Mais la finalité est claire: « Nous voulons que tous nos enfants puissent jouer au soccer peu importe leur origine ou leur religion, nous voulons que le sport soit accessible pour tous », a dit le ministre.

Le chef libéral Justin Trudeau s'est lui aussi montré d'accord avec la décision de l'Association canadienne.

« J'ai un fils de cinq ans qui joue au soccer et l'idée de devoir lui expliquer pourquoi un ami à lui ne pourrait pas jouer à cause de sa religion, je ne trouve pas ça raisonnable au Canada et je suis tout à fait d'accord avec les sanctions », a-t-il dit.

Saputo tente de calmer le jeu

Devant l'ampleur de la controverse, même le président de l'Impact de Montréal, Joey Saputo, a senti le besoin de sauter dans la mêlée.
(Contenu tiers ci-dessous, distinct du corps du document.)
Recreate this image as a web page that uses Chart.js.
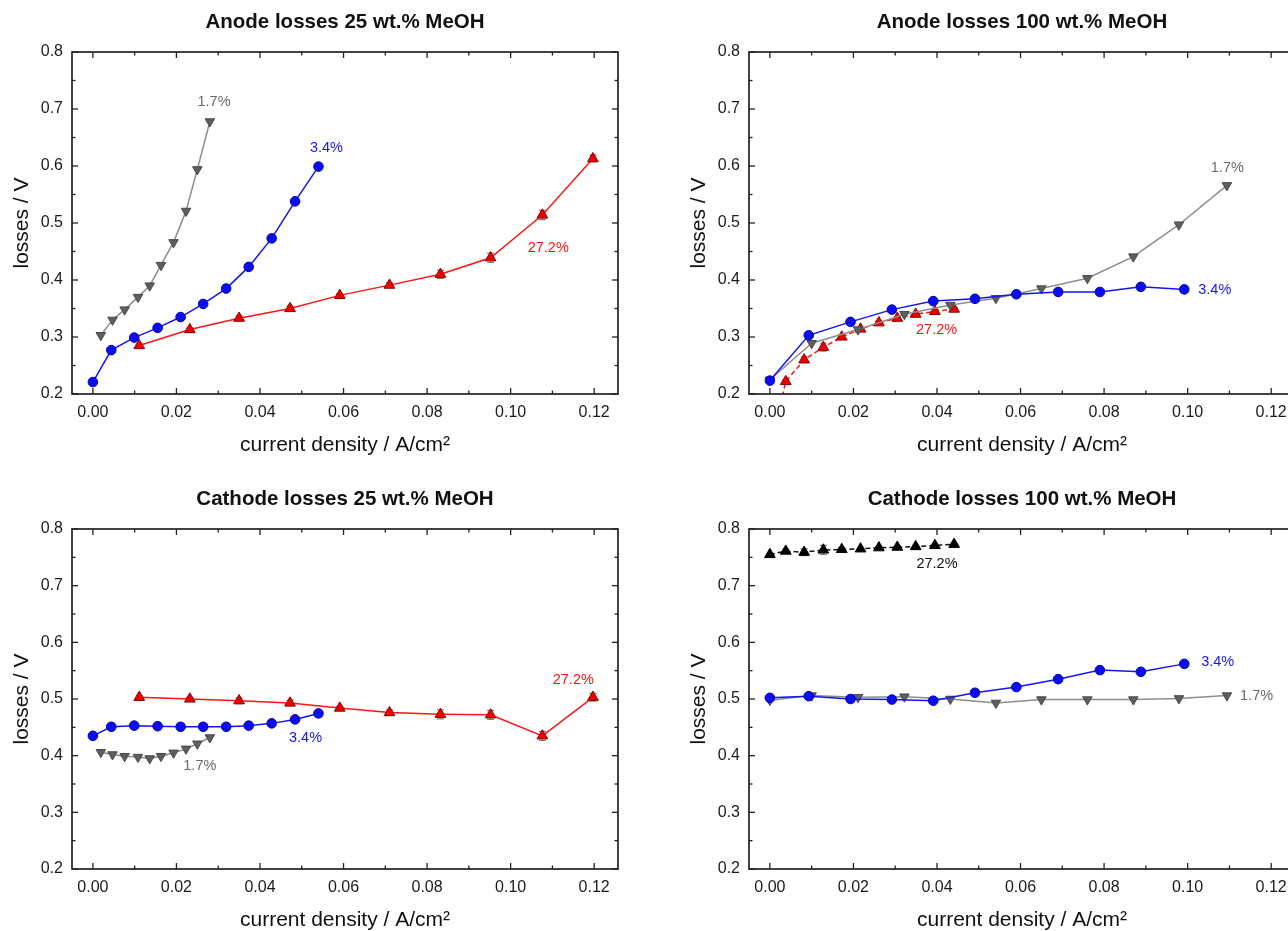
<!DOCTYPE html>
<html>
<head>
<meta charset="utf-8">
<script src="https://cdn.jsdelivr.net/npm/chart.js@4.4.1/dist/chart.umd.min.js"></script>
<style>
  html, body { margin: 0; padding: 0; background: #ffffff; width: 1288px; height: 931px; overflow: hidden; }
  canvas { position: absolute; }
</style>
</head>
<body>
<canvas id="anode25" width="644" height="460" style="left:0px;top:0px"></canvas>
<canvas id="anode100" width="644" height="460" style="left:677px;top:0px"></canvas>
<canvas id="cathode25" width="644" height="455" style="left:0px;top:476px"></canvas>
<canvas id="cathode100" width="644" height="455" style="left:677px;top:476px"></canvas>
<script>
// ---- axis ticks ----
const xTickValues = [0.00, 0.02, 0.04, 0.06, 0.08, 0.10, 0.12];
const xMinorValues = [0.01, 0.03, 0.05, 0.07, 0.09, 0.11];
const yTickValues = [0.2, 0.3, 0.4, 0.5, 0.6, 0.7, 0.8];
const yMinorValues = [0.25, 0.35, 0.45, 0.55, 0.65, 0.75];

// ---- current density (A/cm²), 25 wt.% MeOH ----
const j25_17 = [0.0019, 0.0047, 0.0076, 0.0108, 0.0136, 0.0163, 0.0193, 0.0223, 0.0250, 0.0280];
const j25_34 = [0.0000, 0.0044, 0.0099, 0.0155, 0.0210, 0.0264, 0.0319, 0.0373, 0.0428, 0.0484, 0.0540];
const j25_272 = [0.0111, 0.0232, 0.0350, 0.0472, 0.0591, 0.0710, 0.0832, 0.0952, 0.1076, 0.1197];

// ---- current density (A/cm²), 100 wt.% MeOH ----
const j100_17 = [0.0000, 0.0100, 0.0211, 0.0322, 0.0432, 0.0541, 0.0650, 0.0760, 0.0870, 0.0979, 0.1094];
const j100_34 = [0.0000, 0.0093, 0.0193, 0.0292, 0.0391, 0.0491, 0.0590, 0.0690, 0.0790, 0.0888, 0.0992];
const j100_272 = [0.0000, 0.0038, 0.0082, 0.0128, 0.0172, 0.0217, 0.0261, 0.0305, 0.0349, 0.0395, 0.0441];

// ---- anode losses (V), 25 wt.% ----
const anode25_17 = [0.303, 0.330, 0.348, 0.370, 0.390, 0.426, 0.466, 0.521, 0.594, 0.678];
const anode25_34 = [0.221, 0.277, 0.299, 0.316, 0.335, 0.358, 0.385, 0.423, 0.473, 0.538, 0.599];
const anode25_272 = [0.285, 0.313, 0.333, 0.350, 0.373, 0.391, 0.410, 0.439, 0.514, 0.613];
const anode25_272_err = [0.003, 0.003, 0.004, 0.004, 0.003, 0.004, 0.007, 0.008, 0.008, 0.006];

// ---- anode losses (V), 100 wt.% ----
const anode100_17 = [0.225, 0.289, 0.313, 0.340, 0.356, 0.368, 0.385, 0.403, 0.441, 0.497, 0.566];
const anode100_34 = [0.2235, 0.303, 0.3265, 0.348, 0.363, 0.367, 0.375, 0.379, 0.379, 0.388, 0.3835];
const anode100_272 = [0.100, 0.222, 0.260, 0.282, 0.300, 0.314, 0.325, 0.333, 0.340, 0.345, 0.349];
const anode100_272_err = [0.002, 0.003, 0.005, 0.007, 0.004, 0.003, 0.003, 0.003, 0.003, 0.003, 0.003];

// ---- cathode losses (V), 25 wt.% ----
const cathode25_17 = [0.406, 0.402, 0.399, 0.3975, 0.395, 0.399, 0.405, 0.412, 0.421, 0.432];
const cathode25_34 = [0.435, 0.451, 0.453, 0.452, 0.451, 0.451, 0.451, 0.453, 0.457, 0.464, 0.4745];
const cathode25_272 = [0.503, 0.500, 0.497, 0.493, 0.484, 0.476, 0.473, 0.472, 0.435, 0.503];
const cathode25_272_err = [0.003, 0.003, 0.005, 0.005, 0.003, 0.005, 0.008, 0.008, 0.008, 0.007];

// ---- cathode losses (V), 100 wt.% ----
const cathode100_17 = [0.498, 0.506, 0.503, 0.504, 0.500, 0.493, 0.499, 0.499, 0.499, 0.501, 0.506];
const cathode100_34 = [0.502, 0.505, 0.500, 0.499, 0.497, 0.511, 0.521, 0.535, 0.551, 0.548, 0.562];
const cathode100_272 = [0.755, 0.761, 0.759, 0.763, 0.764, 0.765, 0.767, 0.768, 0.769, 0.771, 0.773];
const cathode100_272_err = [0.002, 0.003, 0.006, 0.008, 0.003, 0.002, 0.002, 0.002, 0.002, 0.002, 0.002];

// ---- texts ----
const panelTitles = ['Anode losses 25 wt.% MeOH', 'Anode losses 100 wt.% MeOH',
                     'Cathode losses 25 wt.% MeOH', 'Cathode losses 100 wt.% MeOH'];
const xAxisTitle = 'current density / A/cm\u00B2';
const yAxisTitle = 'losses / V';
const seriesNames = ['1.7%', '3.4%', '27.2%'];

const FONT = 'Arial, "Liberation Sans", Helvetica, sans-serif';
const X_MIN = -0.005, X_MAX = 0.1257;
const Y_MIN = 0.2, Y_MAX = 0.8;

const pts = (xs, ys) => xs.map((x, i) => ({ x: x, y: ys[i] }));

const STYLE = {
  gray:  { line: '#8d8d8d', fill: '#5e5e5e', edge: '#4a4a4a', shape: 'triangle', rot: 180, r: 5.5 },
  blue:  { line: '#1414f2', fill: '#0c0cf0', edge: '#0000b8', shape: 'circle', rot: 0, r: 4.8 },
  red:   { line: '#ff1414', fill: '#ee0000', edge: '#8c0000', shape: 'triangle', rot: 0, r: 6.2 },
  black: { line: '#111111', fill: '#000000', edge: '#000000', shape: 'triangle', rot: 0, r: 6.2 }
};

function series(data, style, extra) {
  const s = STYLE[style];
  return Object.assign({
    data: data,
    showLine: true,
    tension: 0,
    fill: false,
    borderColor: s.line,
    borderWidth: 1.5,
    pointStyle: s.shape,
    pointRotation: s.rot,
    pointRadius: s.r,
    pointHoverRadius: s.r,
    pointBackgroundColor: s.fill,
    pointBorderColor: s.edge,
    pointBorderWidth: 1
  }, extra || {});
}

// Origin-style frame: box, inward ticks on all sides, error bars, titles and series labels
const originFrame = {
  id: 'originFrame',
  beforeDatasetsDraw(chart) {
    const ctx = chart.ctx, ys = chart.scales.y;
    ctx.save();
    ctx.strokeStyle = '#808080';
    ctx.lineWidth = 1.2;
    chart.data.datasets.forEach((ds, i) => {
      if (!ds.errorBars) return;
      const meta = chart.getDatasetMeta(i);
      meta.data.forEach((el, k) => {
        const v = ds.data[k].y, e = ds.errorBars[k];
        if (v < Y_MIN || v > Y_MAX) return;
        const y1 = ys.getPixelForValue(v - e), y2 = ys.getPixelForValue(v + e);
        ctx.beginPath();
        ctx.moveTo(el.x, y1); ctx.lineTo(el.x, y2);
        ctx.moveTo(el.x - 3.5, y1); ctx.lineTo(el.x + 3.5, y1);
        ctx.moveTo(el.x - 3.5, y2); ctx.lineTo(el.x + 3.5, y2);
        ctx.stroke();
      });
    });
    ctx.restore();
  },
  afterDatasetsDraw(chart, args, opts) {
    const ctx = chart.ctx, a = chart.chartArea;
    const xs = chart.scales.x, ys = chart.scales.y;
    ctx.save();
    // series labels
    ctx.font = '14.5px ' + FONT;
    ctx.textAlign = 'center';
    ctx.textBaseline = 'middle';
    (opts.labels || []).forEach(l => {
      ctx.fillStyle = l.color;
      ctx.fillText(l.text, xs.getPixelForValue(l.x), ys.getPixelForValue(l.y));
    });
    // tick marks pointing inward
    ctx.strokeStyle = '#222222';
    ctx.lineWidth = 1.3;
    const tick = (x1, y1, x2, y2) => { ctx.beginPath(); ctx.moveTo(x1, y1); ctx.lineTo(x2, y2); ctx.stroke(); };
    const xMark = (v, len) => {
      const p = xs.getPixelForValue(v);
      tick(p, a.bottom, p, a.bottom - len);
      tick(p, a.top, p, a.top + len);
    };
    const yMark = (v, len) => {
      const p = ys.getPixelForValue(v);
      tick(a.left, p, a.left + len, p);
      tick(a.right, p, a.right - len, p);
    };
    xTickValues.forEach(v => xMark(v, 6));
    xMinorValues.forEach(v => xMark(v, 3.5));
    yTickValues.forEach(v => yMark(v, 6));
    yMinorValues.forEach(v => yMark(v, 3.5));
    // frame
    ctx.lineWidth = 1.7;
    ctx.strokeRect(a.left, a.top, a.right - a.left, a.bottom - a.top);
    ctx.restore();
  },
  afterDraw(chart, args, opts) {
    const ctx = chart.ctx, a = chart.chartArea;
    const cx = (a.left + a.right) / 2, cy = (a.top + a.bottom) / 2;
    ctx.save();
    ctx.fillStyle = '#111111';
    ctx.textAlign = 'center';
    ctx.textBaseline = 'middle';
    ctx.font = 'bold 20.5px ' + FONT;
    ctx.fillText(opts.title, cx, a.top - 29.5);
    ctx.font = '21px ' + FONT;
    ctx.fillText(xAxisTitle, cx, a.bottom + 51);
    ctx.translate(a.left - 50, cy);
    ctx.rotate(-Math.PI / 2);
    ctx.fillText(yAxisTitle, 0, 0);
    ctx.restore();
  }
};

function makePanel(id, title, area, datasets, labels) {
  const canvas = document.getElementById(id);
  const W = canvas.width, H = canvas.height;
  return new Chart(canvas, {
    type: 'scatter',
    data: { datasets: datasets },
    options: {
      responsive: false,
      animation: false,
      devicePixelRatio: 1,
      events: [],
      layout: { padding: { top: area.top, right: W - area.right, left: 0, bottom: 0 } },
      plugins: {
        legend: { display: false },
        tooltip: { enabled: false },
        originFrame: { title: title, labels: labels }
      },
      scales: {
        x: {
          type: 'linear', min: X_MIN, max: X_MAX,
          grid: { display: false, drawTicks: false },
          border: { display: false },
          afterFit: s => { s.height = H - area.bottom; },
          afterBuildTicks: s => { s.ticks = xTickValues.map(v => ({ value: v })); },
          ticks: {
            autoSkip: false, maxRotation: 0, padding: 9,
            color: '#1a1a1a', font: { size: 16, family: FONT },
            callback: v => v.toFixed(2)
          }
        },
        y: {
          type: 'linear', min: Y_MIN, max: Y_MAX,
          grid: { display: false, drawTicks: false },
          border: { display: false },
          afterFit: s => { s.width = area.left; },
          afterBuildTicks: s => { s.ticks = yTickValues.map(v => ({ value: v })); },
          ticks: {
            autoSkip: false, padding: 9,
            color: '#1a1a1a', font: { size: 16, family: FONT },
            callback: v => v.toFixed(1)
          }
        }
      }
    },
    plugins: [originFrame]
  });
}

const topArea = { left: 72, top: 52, right: 618, bottom: 394 };
const bottomArea = { left: 72, top: 53, right: 618, bottom: 393 };

makePanel('anode25', panelTitles[0], topArea, [
  series(pts(j25_34, anode25_34), 'blue'),
  series(pts(j25_272, anode25_272), 'red', { errorBars: anode25_272_err }),
  series(pts(j25_17, anode25_17), 'gray')
], [
  { text: seriesNames[0], x: 0.0290, y: 0.712, color: '#6a6a6a' },
  { text: seriesNames[1], x: 0.0559, y: 0.632, color: '#1414f2' },
  { text: seriesNames[2], x: 0.1090, y: 0.457, color: '#ff1414' }
]);

makePanel('anode100', panelTitles[1], topArea, [
  series(pts(j100_34, anode100_34), 'blue'),
  series(pts(j100_17, anode100_17), 'gray'),
  series(pts(j100_272, anode100_272), 'red', { errorBars: anode100_272_err, borderDash: [5, 3] })
], [
  { text: seriesNames[0], x: 0.1095, y: 0.597, color: '#6a6a6a' },
  { text: seriesNames[1], x: 0.1065, y: 0.383, color: '#1414f2' },
  { text: seriesNames[2], x: 0.0399, y: 0.313, color: '#ff1414' }
]);

makePanel('cathode25', panelTitles[2], bottomArea, [
  series(pts(j25_34, cathode25_34), 'blue'),
  series(pts(j25_272, cathode25_272), 'red', { errorBars: cathode25_272_err }),
  series(pts(j25_17, cathode25_17), 'gray')
], [
  { text: seriesNames[0], x: 0.0256, y: 0.381, color: '#6a6a6a' },
  { text: seriesNames[1], x: 0.0509, y: 0.431, color: '#1414f2' },
  { text: seriesNames[2], x: 0.1150, y: 0.533, color: '#ff1414' }
]);

makePanel('cathode100', panelTitles[3], bottomArea, [
  series(pts(j100_34, cathode100_34), 'blue'),
  series(pts(j100_17, cathode100_17), 'gray'),
  series(pts(j100_272, cathode100_272), 'black', { errorBars: cathode100_272_err, borderDash: [5, 3] })
], [
  { text: seriesNames[0], x: 0.1165, y: 0.506, color: '#6a6a6a' },
  { text: seriesNames[1], x: 0.1072, y: 0.565, color: '#1414f2' },
  { text: seriesNames[2], x: 0.0400, y: 0.738, color: '#111111' }
]);
</script>
</body>
</html>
Même s'il considère que les jeunes ne devraient pas être exclus des matchs de soccer à cause du turban, l'homme d'affaires est néanmoins d'avis que l'Association canadienne a fait une erreur en imposant une suspension à la fédération québécoise.

« La décision de l'Association canadienne de soccer de suspendre la fédération québécoise est exagérée. Toutes les parties devraient consacrer leurs efforts à trouver un terrain d'entente pour le bien du sport », a-t-il déclaré.

M. Saputo a rappelé que la décision de la Fédération de soccer du Québec était basée sur un règlement de la FIFA qui laisse place à l'interprétation. Par conséquent, il estime que « les accusations de racisme » à l'endroit de l'organisation québécoise « sont déplacées ».